§ **To do**
Look for "chart" in the listing below. Gather each line that contains it.

>> begin

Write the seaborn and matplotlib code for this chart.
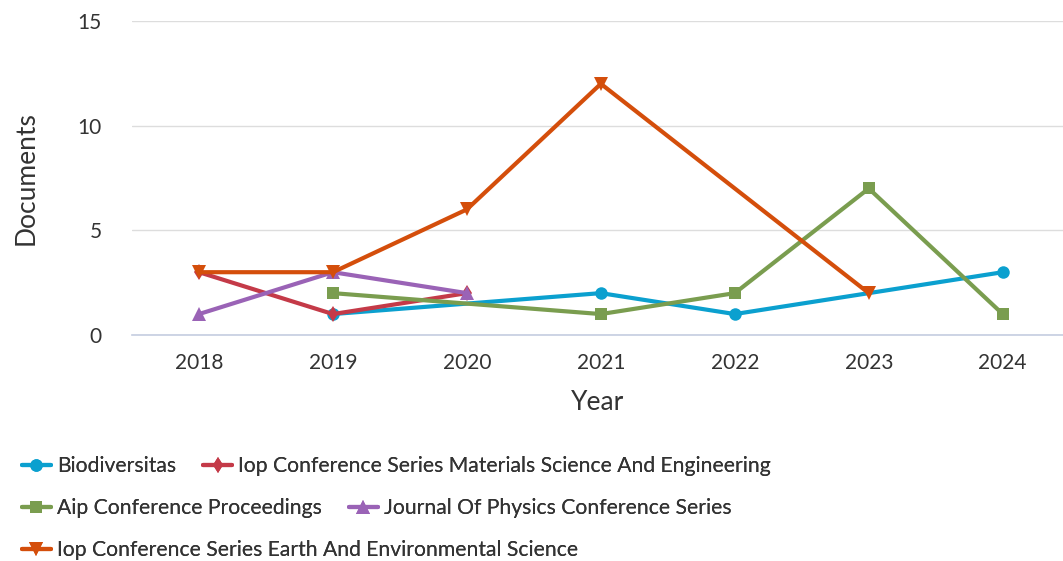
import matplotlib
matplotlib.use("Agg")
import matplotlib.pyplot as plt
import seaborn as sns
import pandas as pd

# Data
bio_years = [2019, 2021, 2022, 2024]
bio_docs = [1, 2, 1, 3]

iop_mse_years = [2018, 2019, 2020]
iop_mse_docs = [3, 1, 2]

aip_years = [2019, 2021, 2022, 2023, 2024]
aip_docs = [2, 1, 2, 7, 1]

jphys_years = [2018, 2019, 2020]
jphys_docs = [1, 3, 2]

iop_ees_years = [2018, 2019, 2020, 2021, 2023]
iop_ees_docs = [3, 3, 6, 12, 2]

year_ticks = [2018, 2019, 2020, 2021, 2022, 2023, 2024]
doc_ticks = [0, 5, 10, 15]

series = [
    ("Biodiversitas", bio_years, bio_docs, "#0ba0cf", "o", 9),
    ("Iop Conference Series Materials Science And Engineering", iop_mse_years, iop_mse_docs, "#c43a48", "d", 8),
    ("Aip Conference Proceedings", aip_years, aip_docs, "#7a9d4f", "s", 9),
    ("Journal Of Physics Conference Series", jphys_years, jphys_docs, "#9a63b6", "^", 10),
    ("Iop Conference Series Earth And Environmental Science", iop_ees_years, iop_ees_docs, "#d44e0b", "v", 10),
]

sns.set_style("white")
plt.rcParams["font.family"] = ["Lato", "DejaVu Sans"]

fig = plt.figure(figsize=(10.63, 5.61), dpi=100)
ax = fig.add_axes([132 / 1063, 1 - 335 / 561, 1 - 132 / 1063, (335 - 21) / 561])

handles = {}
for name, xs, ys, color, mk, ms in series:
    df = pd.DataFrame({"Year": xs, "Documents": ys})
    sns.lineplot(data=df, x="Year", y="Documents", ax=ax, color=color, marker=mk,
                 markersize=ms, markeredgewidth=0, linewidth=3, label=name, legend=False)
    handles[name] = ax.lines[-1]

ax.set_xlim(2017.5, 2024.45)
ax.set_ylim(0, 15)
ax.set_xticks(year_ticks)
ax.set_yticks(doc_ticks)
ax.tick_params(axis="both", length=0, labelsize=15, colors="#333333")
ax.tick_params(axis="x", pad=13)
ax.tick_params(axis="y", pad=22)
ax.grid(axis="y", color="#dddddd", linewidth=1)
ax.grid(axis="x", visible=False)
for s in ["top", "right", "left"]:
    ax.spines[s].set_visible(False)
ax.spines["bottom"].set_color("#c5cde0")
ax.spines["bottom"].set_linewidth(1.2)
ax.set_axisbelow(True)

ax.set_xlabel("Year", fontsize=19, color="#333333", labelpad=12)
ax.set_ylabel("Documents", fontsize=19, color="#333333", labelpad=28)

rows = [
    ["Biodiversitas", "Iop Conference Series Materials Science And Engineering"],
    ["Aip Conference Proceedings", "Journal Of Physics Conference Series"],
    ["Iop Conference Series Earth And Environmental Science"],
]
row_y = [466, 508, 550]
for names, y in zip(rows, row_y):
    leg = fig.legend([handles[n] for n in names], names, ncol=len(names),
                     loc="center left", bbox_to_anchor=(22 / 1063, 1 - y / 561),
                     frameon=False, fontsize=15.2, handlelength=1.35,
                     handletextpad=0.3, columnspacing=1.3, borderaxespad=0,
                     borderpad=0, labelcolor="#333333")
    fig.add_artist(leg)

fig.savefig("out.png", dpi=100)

>> end

§ **Task result**
Write the seaborn and matplotlib code for this chart.

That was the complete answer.